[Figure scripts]
****************************************

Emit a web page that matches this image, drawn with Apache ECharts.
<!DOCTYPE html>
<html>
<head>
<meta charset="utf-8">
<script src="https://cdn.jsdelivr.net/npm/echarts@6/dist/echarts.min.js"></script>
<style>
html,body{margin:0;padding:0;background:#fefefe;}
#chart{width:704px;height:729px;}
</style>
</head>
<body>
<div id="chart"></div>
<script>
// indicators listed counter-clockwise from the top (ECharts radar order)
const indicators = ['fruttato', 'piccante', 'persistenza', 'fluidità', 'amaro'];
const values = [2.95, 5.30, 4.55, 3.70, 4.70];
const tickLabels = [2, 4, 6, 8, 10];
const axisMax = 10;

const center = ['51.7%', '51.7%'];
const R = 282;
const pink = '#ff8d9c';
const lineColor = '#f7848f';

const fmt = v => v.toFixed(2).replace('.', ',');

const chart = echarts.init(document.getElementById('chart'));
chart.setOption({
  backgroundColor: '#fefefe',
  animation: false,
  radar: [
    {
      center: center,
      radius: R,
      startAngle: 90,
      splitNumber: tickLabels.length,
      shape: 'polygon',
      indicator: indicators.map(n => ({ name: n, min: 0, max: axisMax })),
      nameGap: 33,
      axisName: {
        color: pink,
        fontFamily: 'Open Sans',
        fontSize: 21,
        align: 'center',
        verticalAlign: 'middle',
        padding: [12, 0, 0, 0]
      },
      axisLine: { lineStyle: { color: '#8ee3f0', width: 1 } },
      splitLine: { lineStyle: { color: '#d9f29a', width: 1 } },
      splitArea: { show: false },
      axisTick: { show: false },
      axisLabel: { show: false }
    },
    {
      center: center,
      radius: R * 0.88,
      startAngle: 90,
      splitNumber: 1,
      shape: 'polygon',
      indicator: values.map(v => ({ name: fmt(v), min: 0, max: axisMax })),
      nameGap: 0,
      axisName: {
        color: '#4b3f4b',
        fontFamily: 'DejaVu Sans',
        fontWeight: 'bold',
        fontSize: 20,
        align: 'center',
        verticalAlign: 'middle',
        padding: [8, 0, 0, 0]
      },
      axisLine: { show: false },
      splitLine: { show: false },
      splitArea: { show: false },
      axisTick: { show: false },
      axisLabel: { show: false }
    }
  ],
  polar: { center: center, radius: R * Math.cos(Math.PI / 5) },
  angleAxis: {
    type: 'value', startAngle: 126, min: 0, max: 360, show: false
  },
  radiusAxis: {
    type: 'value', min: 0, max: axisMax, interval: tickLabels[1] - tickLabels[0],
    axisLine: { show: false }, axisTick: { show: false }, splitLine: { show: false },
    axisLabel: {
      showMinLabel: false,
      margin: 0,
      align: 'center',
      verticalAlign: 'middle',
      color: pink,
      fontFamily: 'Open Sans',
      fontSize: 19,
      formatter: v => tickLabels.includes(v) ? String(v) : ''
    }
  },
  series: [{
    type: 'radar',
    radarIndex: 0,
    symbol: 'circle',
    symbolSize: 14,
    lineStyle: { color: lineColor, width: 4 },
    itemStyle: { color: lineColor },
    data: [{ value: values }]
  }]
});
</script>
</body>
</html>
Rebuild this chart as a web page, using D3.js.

****************************************

### SHORT TASK
Return every line exactly.

### RESULT OF THE TASK
Emit a web page that matches this image, drawn with Apache ECharts.
<!DOCTYPE html>
<html>
<head>
<meta charset="utf-8">
<script src="https://cdn.jsdelivr.net/npm/echarts@6/dist/echarts.min.js"></script>
<style>
html,body{margin:0;padding:0;background:#fefefe;}
#chart{width:704px;height:729px;}
</style>
</head>
<body>
<div id="chart"></div>
<script>
// indicators listed counter-clockwise from the top (ECharts radar order)
const indicators = ['fruttato', 'piccante', 'persistenza', 'fluidità', 'amaro'];
const values = [2.95, 5.30, 4.55, 3.70, 4.70];
const tickLabels = [2, 4, 6, 8, 10];
const axisMax = 10;

const center = ['51.7%', '51.7%'];
const R = 282;
const pink = '#ff8d9c';
const lineColor = '#f7848f';

const fmt = v => v.toFixed(2).replace('.', ',');

const chart = echarts.init(document.getElementById('chart'));
chart.setOption({
  backgroundColor: '#fefefe',
  animation: false,
  radar: [
    {
      center: center,
      radius: R,
      startAngle: 90,
      splitNumber: tickLabels.length,
      shape: 'polygon',
      indicator: indicators.map(n => ({ name: n, min: 0, max: axisMax })),
      nameGap: 33,
      axisName: {
        color: pink,
        fontFamily: 'Open Sans',
        fontSize: 21,
        align: 'center',
        verticalAlign: 'middle',
        padding: [12, 0, 0, 0]
      },
      axisLine: { lineStyle: { color: '#8ee3f0', width: 1 } },
      splitLine: { lineStyle: { color: '#d9f29a', width: 1 } },
      splitArea: { show: false },
      axisTick: { show: false },
      axisLabel: { show: false }
    },
    {
      center: center,
      radius: R * 0.88,
      startAngle: 90,
      splitNumber: 1,
      shape: 'polygon',
      indicator: values.map(v => ({ name: fmt(v), min: 0, max: axisMax })),
      nameGap: 0,
      axisName: {
        color: '#4b3f4b',
        fontFamily: 'DejaVu Sans',
        fontWeight: 'bold',
        fontSize: 20,
        align: 'center',
        verticalAlign: 'middle',
        padding: [8, 0, 0, 0]
      },
      axisLine: { show: false },
      splitLine: { show: false },
      splitArea: { show: false },
      axisTick: { show: false },
      axisLabel: { show: false }
    }
  ],
  polar: { center: center, radius: R * Math.cos(Math.PI / 5) },
  angleAxis: {
    type: 'value', startAngle: 126, min: 0, max: 360, show: false
  },
  radiusAxis: {
    type: 'value', min: 0, max: axisMax, interval: tickLabels[1] - tickLabels[0],
    axisLine: { show: false }, axisTick: { show: false }, splitLine: { show: false },
    axisLabel: {
      showMinLabel: false,
      margin: 0,
      align: 'center',
      verticalAlign: 'middle',
      color: pink,
      fontFamily: 'Open Sans',
      fontSize: 19,
      formatter: v => tickLabels.includes(v) ? String(v) : ''
    }
  },
  series: [{
    type: 'radar',
    radarIndex: 0,
    symbol: 'circle',
    symbolSize: 14,
    lineStyle: { color: lineColor, width: 4 },
    itemStyle: { color: lineColor },
    data: [{ value: values }]
  }]
});
</script>
</body>
</html>
Rebuild this chart as a web page, using D3.js.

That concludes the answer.